BHS was a well-known high street retailer. In 2015 it had around 11,500 employees. However, its profitability had been in decline. Between 2009 and 2014, BHSL had made losses every year, but management remained optimistic the group’s fortunes could be turned around.

Until March 2015, the BHS Group was owned by the Taveta group of companies. On 11 March 2015 Taveta agreed to sell and Retail Acquisitions Ltd (RAL) agreed to buy the entire issued share capital of BHSGL. On the same date, Mr Dominic Chappell and Mr Lennart Henningson were appointed directors of the four Companies. On 18 March 2015, Mr Dominic Chandler was appointed a director of BHSGL. Two days later he was also appointed a director of BHSL. On 17 April 2015 he was appointed a director of the remaining two companies.

On 25 April 2016 the board resolved to put the BHS Group into administration. Each Company has subsequently entered creditors voluntary liquidation.

The events that led to this decision were the subject of this litigation. The joint liquidators (JLs) brought proceedings against Mr Chappell, Mr Henningson and Mr Chandler for wrongful trading under s.214 of the Act and misfeasance under s.212 of the Act. The JLs alleged that from the date RAL acquired the BHS Group and they were appointed directors, these individuals either knew or ought to have known that there was no reasonable prospect of avoiding insolvent liquidation. In consequence, they should be required to make a contribution to the Companies’ assets.

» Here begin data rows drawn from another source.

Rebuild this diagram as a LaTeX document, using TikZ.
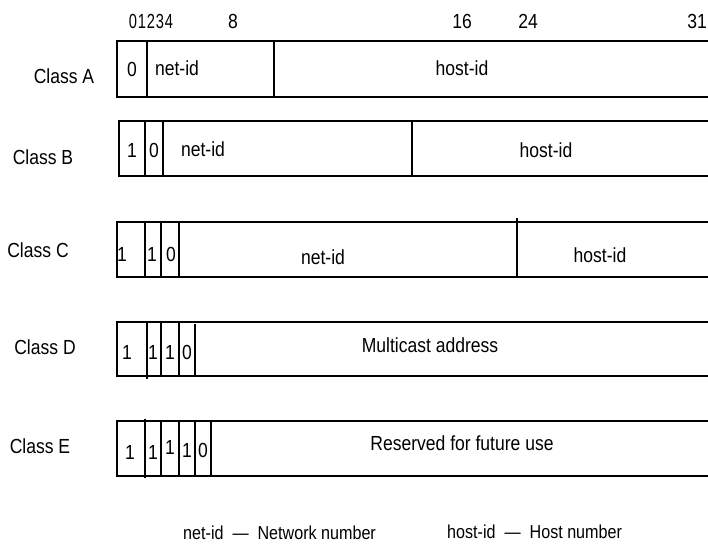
\documentclass[tikz,border=0pt]{standalone}
\usepackage{fontspec}
\setmainfont{Liberation Sans}[FakeStretch=0.86]
\newfontfamily\bitfont{Liberation Sans}[FakeStretch=0.72]
\begin{document}
\begin{tikzpicture}[x=0.03cm,y=-0.03cm]
    \tikzset{
      field/.style={line width=1.1pt},
      txt/.style={inner sep=0pt,font=\fontsize{17.4}{19}\selectfont},
      bit/.style={inner sep=0pt,font=\fontsize{17.4}{19}\bitfont},
      legend/.style={inner sep=0pt,anchor=west,font=\fontsize{16}{18}\selectfont},
    }
    \useasboundingbox (0,0) rectangle (708,545);

    % Posizioni dei bit
    \node[bit] (b0) at (133,21) {0};
    \node[bit] (b1) at (142,21) {1};
    \node[bit] (b2) at (151,21) {2};
    \node[bit] (b3) at (160,21) {3};
    \node[bit] (b4) at (169,21) {4};
    \node[txt] (b8) at (233,21) {8};
    \node[txt] (b16) at (462,21) {16};
    \node[txt] (b24) at (528,21) {24};
    \node[txt] (b31) at (697,21) {31};

    % Classe A
    \node[txt] (ca) at (64,76) {Class A};
    \draw[field] (708,41) -- (117,41) -- (117,97) -- (708,97);
    \draw[field] (147,41) -- (147,97);
    \draw[field] (274,41) -- (274,97);
    \node[txt] (a0) at (132,69) {0};
    \node[txt] (anet) at (177,68) {net-id};
    \node[txt] (ahost) at (462,68) {host-id};

    % Classe B
    \node[txt] (cb) at (43,157) {Class B};
    \draw[field] (708,121) -- (119,121) -- (119,176) -- (708,176);
    \draw[field] (145,121) -- (145,176);
    \draw[field] (163,121) -- (163,176);
    \draw[field] (412,121) -- (412,176);
    \node[txt] (b1a) at (132,150) {1};
    \node[txt] (b1b) at (154,150) {0};
    \node[txt] (bnet) at (203,149) {net-id};
    \node[txt] (bhost) at (546,150) {host-id};

    % Classe C
    \node[txt] (cc) at (38,250) {Class C};
    \draw[field] (708,222) -- (117,222) -- (117,277) -- (708,277);
    \draw[field] (145,222) -- (145,278);
    \draw[field] (161,222) -- (161,278);
    \draw[field] (179,222) -- (179,278);
    \draw[field] (517,218) -- (517,277);
    \node[txt] (c1a) at (122,254) {1};
    \node[txt] (c1b) at (152,254) {1};
    \node[txt] (c1c) at (171,254) {0};
    \node[txt] (cnet) at (323,257) {net-id};
    \node[txt] (chost) at (600,255) {host-id};

    % Classe D
    \node[txt] (cd) at (45,347) {Class D};
    \draw[field] (708,322) -- (117,322) -- (117,376) -- (708,376);
    \draw[field] (147,322) -- (147,379);
    \draw[field] (161,322) -- (161,376);
    \draw[field] (179,322) -- (179,376);
    \draw[field] (195,324) -- (195,376);
    \node[txt] (d1a) at (127,352) {1};
    \node[txt] (d1b) at (153,352) {1};
    \node[txt] (d1c) at (170,352) {1};
    \node[txt] (d1d) at (187,352) {0};
    \node[txt] (dmc) at (430,345) {Multicast address};

    % Classe E
    \node[txt] (ce) at (40,446) {Class E};
    \draw[field] (708,421) -- (117,421) -- (117,476) -- (708,476);
    \draw[field] (145,419) -- (145,478);
    \draw[field] (161,421) -- (161,476);
    \draw[field] (179,421) -- (179,476);
    \draw[field] (195,421) -- (195,476);
    \draw[field] (211,421) -- (211,476);
    \node[txt] (e1a) at (130,452) {1};
    \node[txt] (e1b) at (153,452) {1};
    \node[txt] (e1c) at (170,447) {1};
    \node[txt] (e1d) at (187,450) {1};
    \node[txt] (e1e) at (203,450) {0};
    \node[txt] (eres) at (462,443) {Reserved for future use};

    % Legenda
    \node[legend] (lnet) at (183,533) {net-id\ \ —\ \ Network number};
    \node[legend] (lhost) at (447,532) {host-id\ \ —\ \ Host number};
\end{tikzpicture}
\end{document}
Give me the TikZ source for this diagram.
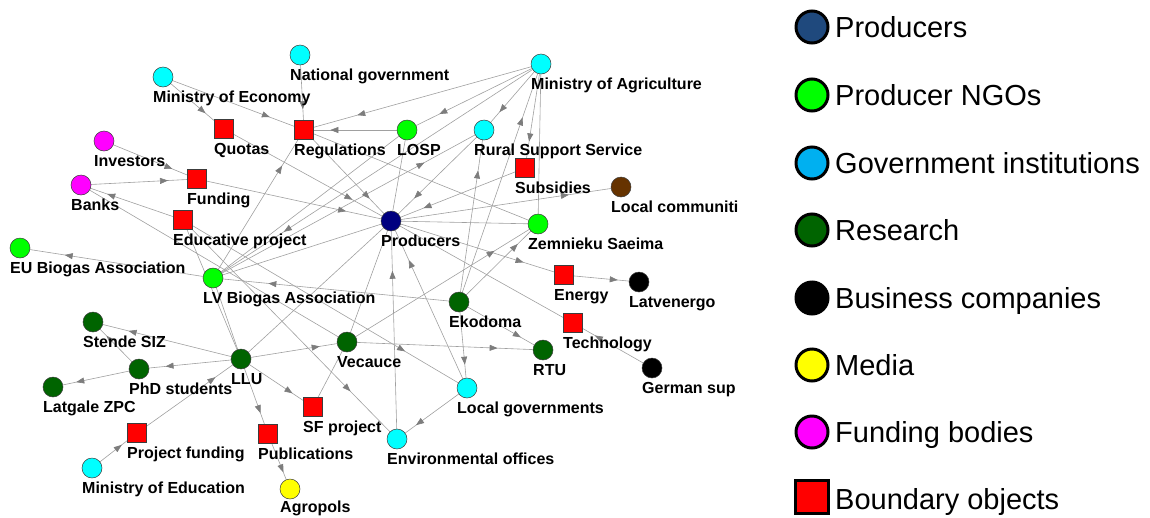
\documentclass[tikz,border=0pt]{standalone}
\usepackage{fontspec}
\setmainfont{Liberation Sans}
\usetikzlibrary{arrows.meta,decorations.markings}
\pgfdeclarelayer{background}
\pgfsetlayers{background,main}
\definecolor{prodnavy}{RGB}{0,0,128}
\definecolor{ngogreen}{RGB}{0,255,0}
\definecolor{govcyan}{RGB}{0,255,255}
\definecolor{resgreen}{RGB}{0,100,0}
\definecolor{commbrown}{RGB}{102,51,0}
\definecolor{fundpink}{RGB}{255,0,255}
\definecolor{mediayellow}{RGB}{255,255,0}
\definecolor{bobjred}{RGB}{255,0,0}
\definecolor{nodeline}{RGB}{60,60,60}
\definecolor{linkgray}{RGB}{160,160,160}
\definecolor{arrowgray}{RGB}{125,125,125}
\definecolor{keyblue}{RGB}{31,73,125}
\definecolor{keycyan}{RGB}{0,176,240}
\begin{document}
\begin{tikzpicture}[x=1pt,y=-1pt,
  actor/.style={circle,draw=nodeline,line width=0.5pt,minimum size=20pt,inner sep=0pt},
  bobj/.style={rectangle,draw=nodeline,line width=0.5pt,fill=bobjred,minimum size=19pt,inner sep=0pt},
  prodnode/.style={actor,fill=prodnavy},
  ngo/.style={actor,fill=ngogreen},
  gov/.style={actor,fill=govcyan},
  res/.style={actor,fill=resgreen},
  biz/.style={actor,fill=black},
  medianode/.style={actor,fill=mediayellow},
  fundnode/.style={actor,fill=fundpink},
  comm/.style={actor,fill=commbrown},
  lbl/.style={font=\bfseries\fontsize{16}{16}\selectfont,inner sep=0pt,anchor=north west},
  tie/.style={draw=linkgray,line width=0.6pt},
  link/.style={tie,postaction={decorate},decoration={markings,
    mark=at position 0.8 with {\arrow{Triangle[length=8pt,width=6pt,color=arrowgray]}}}},
  key/.style={circle,draw=black,line width=3pt,minimum size=32pt,inner sep=0pt},
  keytext/.style={font=\fontsize{29}{29}\selectfont,inner sep=0pt,anchor=base west}]
\useasboundingbox (0,0) rectangle (1150,517);

% actors
\node[gov] (moe) at (163,77) {};
\node[gov] (natgov) at (300,55) {};
\node[gov] (moa) at (541,64) {};
\node[bobj] (quotas) at (224,129) {};
\node[bobj] (regul) at (304,130) {};
\node[ngo] (losp) at (407,130) {};
\node[gov] (rss) at (484,130) {};
\node[bobj] (subs) at (525,168) {};
\node[comm] (loccom) at (621,187) {};
\node[fundnode] (invest) at (104,141) {};
\node[bobj] (funding) at (197,179) {};
\node[fundnode] (banks) at (81,185) {};
\node[bobj] (educ) at (183,220) {};
\node[ngo] (eubio) at (20,248) {};
\node[prodnode] (producers) at (391,221) {};
\node[ngo] (zemn) at (538,224) {};
\node[ngo] (lvbio) at (213,278) {};
\node[bobj] (energy) at (564,275) {};
\node[biz] (latv) at (639,282) {};
\node[res] (ekod) at (459,302) {};
\node[bobj] (techn) at (573,323) {};
\node[res] (stende) at (93,322) {};
\node[res] (vecauce) at (347,342) {};
\node[res] (llu) at (241,359) {};
\node[res] (phd) at (139,369) {};
\node[res] (rtu) at (543,350) {};
\node[biz] (german) at (652,368) {};
\node[res] (latgale) at (53,387) {};
\node[gov] (locgov) at (467,388) {};
\node[bobj] (sfproj) at (313,407) {};
\node[bobj] (projfund) at (137,433) {};
\node[bobj] (publ) at (268,434) {};
\node[gov] (envoff) at (397,439) {};
\node[gov] (minedu) at (92,468) {};
\node[medianode] (agropols) at (290,489) {};

% ties
\begin{pgfonlayer}{background}
\draw[link] (moe) -- (quotas);
\draw[link] (moe) -- (regul);
\draw[link] (natgov) -- (regul);
\draw[link] (moa) -- (regul);
\draw[link] (moa) -- (losp);
\draw[link] (moa) -- (rss);
\draw[link] (moa) -- (subs);
\draw[link] (moa) -- (lvbio);
\draw[tie] (moa) -- (zemn);
\draw[link] (losp) -- (regul);
\draw[tie] (losp) -- (producers);
\draw[tie] (losp) -- (lvbio);
\draw[link] (invest) -- (funding);
\draw[link] (banks) -- (funding);
\draw[link] (educ) -- (banks);
\draw[tie] (banks) -- (vecauce);
\draw[link] (lvbio) -- (eubio);
\draw[link] (lvbio) -- (regul);
\draw[link] (lvbio) -- (rss);
\draw[tie] (lvbio) -- (producers);
\draw[tie] (lvbio) -- (llu);
\draw[link] (quotas) -- (producers);
\draw[link] (regul) -- (producers);
\draw[tie] (regul) -- (zemn);
\draw[link] (funding) -- (producers);
\draw[link] (rss) -- (producers);
\draw[link] (subs) -- (producers);
\draw[link] (producers) -- (loccom);
\draw[tie] (producers) -- (zemn);
\draw[link] (producers) -- (energy);
\draw[tie] (producers) -- (techn);
\draw[link] (energy) -- (latv);
\draw[link] (german) -- (techn);
\draw[link] (ekod) -- (moa);
\draw[link] (ekod) -- (rss);
\draw[link] (ekod) -- (lvbio);
\draw[link] (ekod) -- (zemn);
\draw[link] (ekod) -- (rtu);
\draw[link] (ekod) -- (locgov);
\draw[link] (vecauce) -- (zemn);
\draw[link] (vecauce) -- (rtu);
\draw[tie] (vecauce) -- (producers);
\draw[tie] (sfproj) -- (vecauce);
\draw[link] (locgov) -- (envoff);
\draw[link] (locgov) -- (producers);
\draw[link] (envoff) -- (producers);
\draw[link] (educ) -- (locgov);
\draw[link] (educ) -- (envoff);
\draw[tie] (educ) -- (llu);
\draw[tie] (llu) -- (producers);
\draw[link] (llu) -- (stende);
\draw[link] (llu) -- (phd);
\draw[link] (phd) -- (stende);
\draw[link] (phd) -- (latgale);
\draw[link] (llu) -- (vecauce);
\draw[link] (llu) -- (sfproj);
\draw[link] (llu) -- (publ);
\draw[link] (publ) -- (agropols);
\draw[link] (projfund) -- (llu);
\draw[link] (minedu) -- (projfund);
\end{pgfonlayer}

% labels
\node[lbl] (t-moe) at ([shift={(-10,14)}]moe) {Ministry of Economy};
\node[lbl] (t-natgov) at ([shift={(-10,14)}]natgov) {National government};
\node[lbl] (t-moa) at ([shift={(-10,14)}]moa) {Ministry of Agriculture};
\node[lbl] (t-quotas) at ([shift={(-10,14)}]quotas) {Quotas};
\node[lbl] (t-regul) at ([shift={(-10,14)}]regul) {Regulations};
\node[lbl] (t-losp) at ([shift={(-10,14)}]losp) {LOSP};
\node[lbl] (t-rss) at ([shift={(-10,14)}]rss) {Rural Support Service};
\node[lbl] (t-subs) at ([shift={(-10,14)}]subs) {Subsidies};
\node[lbl] (t-loccom) at ([shift={(-10,14)}]loccom) {Local communiti};
\node[lbl] (t-invest) at ([shift={(-10,14)}]invest) {Investors};
\node[lbl] (t-funding) at ([shift={(-10,14)}]funding) {Funding};
\node[lbl] (t-banks) at ([shift={(-10,14)}]banks) {Banks};
\node[lbl] (t-educ) at ([shift={(-10,14)}]educ) {Educative project};
\node[lbl] (t-eubio) at ([shift={(-10,14)}]eubio) {EU Biogas Association};
\node[lbl] (t-producers) at ([shift={(-10,14)}]producers) {Producers};
\node[lbl] (t-zemn) at ([shift={(-10,14)}]zemn) {Zemnieku Saeima};
\node[lbl] (t-lvbio) at ([shift={(-10,14)}]lvbio) {LV Biogas Association};
\node[lbl] (t-energy) at ([shift={(-10,14)}]energy) {Energy};
\node[lbl] (t-latv) at ([shift={(-10,14)}]latv) {Latvenergo};
\node[lbl] (t-ekod) at ([shift={(-10,14)}]ekod) {Ekodoma};
\node[lbl] (t-techn) at ([shift={(-10,14)}]techn) {Technology};
\node[lbl] (t-stende) at ([shift={(-10,14)}]stende) {Stende SIZ};
\node[lbl] (t-vecauce) at ([shift={(-10,14)}]vecauce) {Vecauce};
\node[lbl] (t-llu) at ([shift={(-10,14)}]llu) {LLU};
\node[lbl] (t-phd) at ([shift={(-10,14)}]phd) {PhD students};
\node[lbl] (t-rtu) at ([shift={(-10,14)}]rtu) {RTU};
\node[lbl] (t-german) at ([shift={(-10,14)}]german) {German sup};
\node[lbl] (t-latgale) at ([shift={(-10,14)}]latgale) {Latgale ZPC};
\node[lbl] (t-locgov) at ([shift={(-10,14)}]locgov) {Local governments};
\node[lbl] (t-sfproj) at ([shift={(-10,14)}]sfproj) {SF project};
\node[lbl] (t-projfund) at ([shift={(-10,14)}]projfund) {Project funding};
\node[lbl] (t-publ) at ([shift={(-10,14)}]publ) {Publications};
\node[lbl] (t-envoff) at ([shift={(-10,14)}]envoff) {Environmental offices};
\node[lbl] (t-minedu) at ([shift={(-10,14)}]minedu) {Ministry of Education};
\node[lbl] (t-agropols) at ([shift={(-10,12)}]agropols) {Agropols};

% legend
\node[key,fill=keyblue] (k1) at (812,27) {};
\node[key,fill=ngogreen] (k2) at (812,95) {};
\node[key,fill=keycyan] (k3) at (812,163) {};
\node[key,fill=resgreen] (k4) at (812,230) {};
\node[key,fill=black] (k5) at (812,298) {};
\node[key,fill=mediayellow] (k6) at (812,365) {};
\node[key,fill=fundpink] (k7) at (812,432) {};
\node[key,rectangle,fill=bobjred,minimum size=33pt] (k8) at (812,497) {};
\node[keytext] (kt1) at (835,37) {Producers};
\node[keytext] (kt2) at (835,105) {Producer NGOs};
\node[keytext] (kt3) at (835,173) {Government institutions};
\node[keytext] (kt4) at (835,240) {Research};
\node[keytext] (kt5) at (835,308) {Business companies};
\node[keytext] (kt6) at (835,375) {Media};
\node[keytext] (kt7) at (835,442) {Funding bodies};
\node[keytext] (kt8) at (835,509) {Boundary objects};
\end{tikzpicture}
\end{document}
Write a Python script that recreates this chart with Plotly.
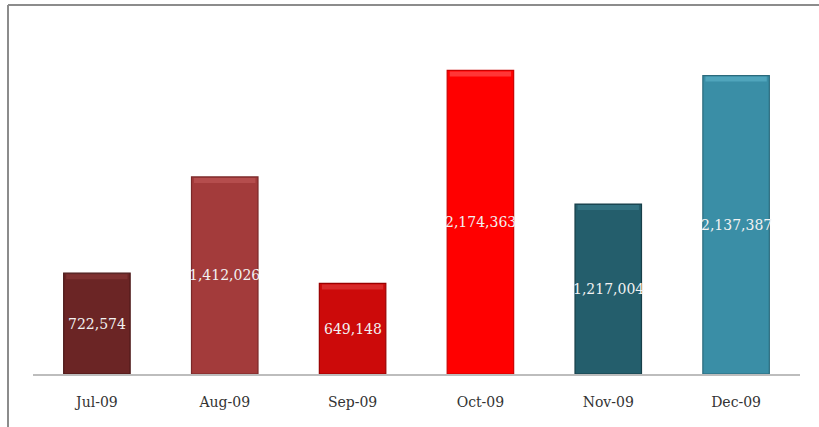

This trial and judgment concerned Mr Henningson and Mr Chandler. The case against Mr Chappell will be heard at a later date.

Wrongful trading

The conditions for liability for wrongful trading are set out in s.214 of the Act: if a company has gone into insolvent liquidation and a director of that company knew or ought to have known at some earlier date that there was no reasonable prospect the company would avoid going into insolvent liquidation or insolvent administration, the court may order them to make a contribution to the assets of the company in such amount as the court thinks proper.

In this case, to establish that Mr Chandler and Mr Henningson were liable for wrongful trading, the JLs therefore had to show that (1) the Companies had gone into insolvent liquidation; (2) Mr Chandler and Mr Henningson were directors of the Companies at the time the third condition is satisfied; and (3) at some time before the commencement of the winding up, Mr Chandler and Mr Henningson knew or ought to have concluded that there was no reasonable prospect insolvent liquidation would be avoided. The third condition is referred to as the Knowledge Condition. The date at which it must be satisfied is referred to as the Knowledge Date.

Initially the JLs had suggested that the Knowledge Date was “by 17 April 2015 or alternatively by some later date prior to 25 April 2016”. However, following an interim judgment they were required to plead the point more specifically. They therefore put forward six alternative Knowledge Dates.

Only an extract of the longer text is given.